Swartz, president of Strategic Solutions Washington, has a record of trying to form “strange bedfellows” coalitions around such issues as immigration reform, agriculture and hunger policy and economics.
To “broaden the base,” he proposes to apply the new 3.1 percent payroll tax rate to workers making as much as $220,000 a year and their employers.
Normally, workers and employers pay a 6.2 percent payroll tax on workers’ wages up to $107,000.
The rate’s been cut to 4.2 percent for employees under a law that will expire at the end of this year unless Congress acts.
Republicans and Democrats are at war over whether and how much to extend the current holiday and, especially, over how to pay for it.
Hoping to seize the political high ground, Obama originally called for part of Swartz’s plan — cuts to 3.1 percent for employers and employees — but only for one year.
In the process, Obama argued that he’s in favor of tax cuts to stimulate employment — normally a GOP idea.
But Republicans were dead set against the cost — $265 billion — and Obama’s proposal to pay for it with a surtax on the highest earners.
So, as he did in his Kansas speech Tuesday, Obama and other Democrats are painting the GOP as willing to raise taxes on workers while protecting the rich.
In an era of deepening economic inequality, polls show that more than 60 percent of voters favor increasing taxes on those in the highest income brackets.
This week, Senate Democrats have scaled back Obama’s proposal, offering a one-year cut to 3.1 percent for workers only, which is paid for with a smaller millionaire surtax.
Congressional Republicans are still opposed, claiming that high-end taxpayers are America’s “job creators.”
GOP leaders and at least two presidential candidates, hoping to escape blame for letting the current tax holiday expire and socking workers with an average $900 tax hike next year, have tried to concoct their own plans.
But they are having trouble bringing along their rank and file, which opposes the move for its expense and because it says the holiday has failed to stimulate hiring.
Swartz thinks Republicans have a point in saying that one-year payroll tax reductions don’t encourage employers to hire because they need longer-term incentives — hence, his five- or 10-year proposal.
To pay for the plan, Swartz proposes a variety of steps, beginning with lifting the cap on incomes subject to payroll taxes above its present $107,000.
“Workers making up to $220,000 and their employers between $107,000 and $220,000 would pay less than they do normally because their first $107,00 would be taxed at 3.1 instead of 6.2,” he said.

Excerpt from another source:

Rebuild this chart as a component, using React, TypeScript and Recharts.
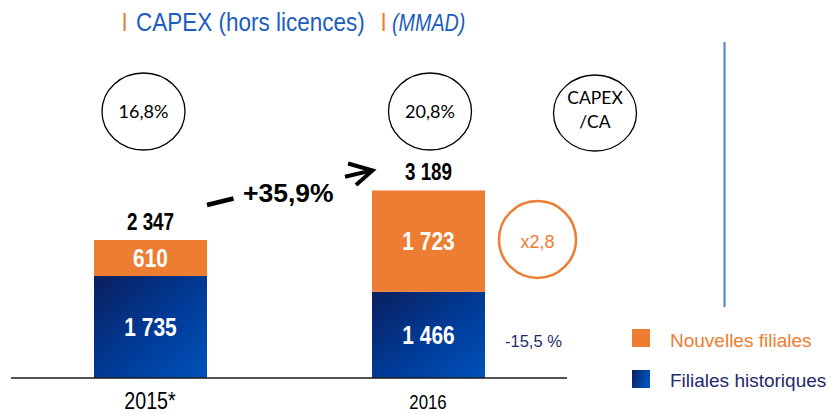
import React from 'react';
import { BarChart, Bar, XAxis, YAxis, LabelList } from 'recharts';

const categories = ['2015*', '2016'];
const historiques = [1735, 1466];
const nouvelles = [610, 1723];
const totals = [2347, 3189];
const ratioLabels = ['16,8%', '20,8%'];
const tickSizes = [24, 20.5];

const data = categories.map((c, i) => ({
  name: c,
  historiques: historiques[i],
  nouvelles: nouvelles[i],
}));

const ORANGE = '#ED7D31';
const NAVY = '#1F2A6E';
const SANS = '"Liberation Sans", Arial, sans-serif';
const CAL = 'Lato, "Open Sans", sans-serif';
const SQUEEZE = 0.82;

const fmt = (v: number) => String(v).replace(/\B(?=(\d{3})+(?!\d))/g, ' ');

const NText = (props: any) => {
  const { x, y, anchor, size, fill, weight, italic, dy, sx, children } = props;
  return (
    <text
      transform={`translate(${x},${y}) scale(${sx || SQUEEZE},1)`}
      x={0}
      y={0}
      dy={dy}
      textAnchor={anchor || 'start'}
      fontFamily={SANS}
      fontSize={size}
      fill={fill}
      fontWeight={weight || 'normal'}
      fontStyle={italic ? 'italic' : 'normal'}
    >
      {children}
    </text>
  );
};

const InnerLabel = (props: any) => {
  const { x, y, width, height, value } = props;
  return (
    <NText x={x + width / 2} y={y + height / 2} dy="0.36em" anchor="middle" fill="#ffffff" weight="bold" size={25.5}>
      {fmt(value)}
    </NText>
  );
};

const TotalLabel = (props: any) => {
  const { x, y, width, index } = props;
  return (
    <NText x={x + width / 2} y={y - 10} anchor="middle" fill="#000000" weight="bold" size={23}>
      {fmt(totals[index])}
    </NText>
  );
};

const Tick = (props: any) => {
  const { x, payload, index } = props;
  return (
    <NText x={x} y={409} anchor="middle" fill="#000000" size={tickSizes[index] || 21}>
      {payload.value}
    </NText>
  );
};

export default function App() {
  return (
    <div style={{ position: 'absolute', left: 0, top: 0, width: 835, height: 414, background: '#fff' }}>
      <BarChart
        width={835}
        height={414}
        data={data}
        margin={{ top: 84, right: 268, bottom: 0, left: 11 }}
      >
        <defs>
          <linearGradient id="blueGrad" x1="0" y1="0" x2="1" y2="1">
            <stop offset="0%" stopColor="#0A1F5E" />
            <stop offset="55%" stopColor="#003C98" />
            <stop offset="100%" stopColor="#0052BA" />
          </linearGradient>
        </defs>
        <XAxis
          dataKey="name"
          height={36}
          tickLine={false}
          axisLine={{ stroke: '#1a1a1a', strokeWidth: 1.5 }}
          tick={<Tick />}
          interval={0}
        />
        <YAxis hide domain={[0, 5000]} />
        <Bar dataKey="historiques" stackId="a" fill="url(#blueGrad)" barSize={113} isAnimationActive={false}>
          <LabelList dataKey="historiques" content={<InnerLabel />} />
        </Bar>
        <Bar dataKey="nouvelles" stackId="a" fill={ORANGE} barSize={113} isAnimationActive={false}>
          <LabelList dataKey="nouvelles" content={<InnerLabel />} />
          <LabelList dataKey="nouvelles" content={<TotalLabel />} />
        </Bar>
      </BarChart>

      <svg
        width={835}
        height={414}
        style={{ position: 'absolute', left: 0, top: 0, pointerEvents: 'none' }}
      >
        <defs>
          <linearGradient id="legGrad" x1="0" y1="0" x2="1" y2="0.3">
            <stop offset="0%" stopColor="#0A1F5E" />
            <stop offset="100%" stopColor="#0052BA" />
          </linearGradient>
        </defs>

        {/* Title */}
        <NText x={121.5} y={31} size={26} sx={0.86} fill={ORANGE}>I</NText>
        <NText x={136} y={31} size={26} sx={0.865} fill="#1C5DBF">CAPEX (hors licences)</NText>
        <NText x={380.5} y={31} size={26} sx={0.86} fill={ORANGE}>I</NText>
        <NText x={392} y={31} size={23.5} sx={0.84} italic fill="#1C5DBF">(MMAD)</NText>

        {/* Ratio circles */}
        <ellipse cx={143.5} cy={111.5} rx={41.5} ry={38.5} fill="none" stroke="#000" strokeWidth={1.3} />
        <text x={143.5} y={117.5} textAnchor="middle" fontFamily={CAL} fontSize={18} fill="#000">{ratioLabels[0]}</text>
        <ellipse cx={430} cy={111.5} rx={41.5} ry={38.5} fill="none" stroke="#000" strokeWidth={1.3} />
        <text x={430} y={117.5} textAnchor="middle" fontFamily={CAL} fontSize={18} fill="#000">{ratioLabels[1]}</text>
        <ellipse cx={595} cy={113} rx={41.5} ry={38} fill="none" stroke="#000" strokeWidth={1.3} />
        <text x={595} y={104} textAnchor="middle" fontFamily={CAL} fontSize={17.5} fill="#000">CAPEX</text>
        <text x={595} y={128} textAnchor="middle" fontFamily={CAL} fontSize={17.5} fill="#000">/CA</text>

        {/* Growth annotation */}
        <line x1={207} x2={233.5} y1={205} y2={198.5} stroke="#000" strokeWidth={4.5} />
        <text x={243} y={202} fontFamily={SANS} fontWeight="bold" fontSize={26.5} fill="#000">+35,9%</text>
        <line x1={345} x2={371} y1={176.8} y2={170.6} stroke="#000" strokeWidth={4} />
        <polyline points="348,163.5 372.5,170.5 356,185" fill="none" stroke="#000" strokeWidth={4} strokeLinejoin="miter" />

        {/* x2,8 */}
        <circle cx={537.5} cy={239.5} r={38.5} fill="none" stroke={ORANGE} strokeWidth={2.5} />
        <text x={537.5} y={248} textAnchor="middle" fontFamily={SANS} fontSize={18} fill={ORANGE}>x2,8</text>

        {/* -15,5 % */}
        <text x={505} y={347} fontFamily={SANS} fontSize={16.5} fill={NAVY}>-15,5 %</text>

        {/* Separator */}
        <line x1={724.5} x2={724.5} y1={42} y2={307} stroke="#4A7FD4" strokeWidth={2} />

        {/* Legend */}
        <rect x={632} y={329} width={18} height={18} fill={ORANGE} />
        <text x={670} y={347} fontFamily={SANS} fontSize={19} fill={ORANGE}>Nouvelles filiales</text>
        <rect x={632} y={370} width={18} height={18} fill="url(#legGrad)" />
        <text x={670} y={386.5} fontFamily={SANS} fontSize={19} fill={NAVY}>Filiales historiques</text>
      </svg>
    </div>
  );
}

Above that, they’d pay more — but how much more would depend on what other offsets were adopted.
“You could include short-term capital gains, dividends or hedge-fund operators’ carried interest in the payroll tax base,” he said.
“You could limit farm subsidies and close tax loopholes You could also cut spending along the lines considered by the Congressional super committee,” he said.
Cutting payroll taxes on a revenue-neutral basis would not solve the long-term problem of Social Security solvency, Swartz admits, but he argues that part of his plan is “lockboxing” all payroll revenues to protect them from being raided to pay for other programs.
“This doesn’t solve every problem,” he told me. “But it does address our biggest problem as a country — getting job growth going. And if we did that, a lot of other problems would get solved, too.”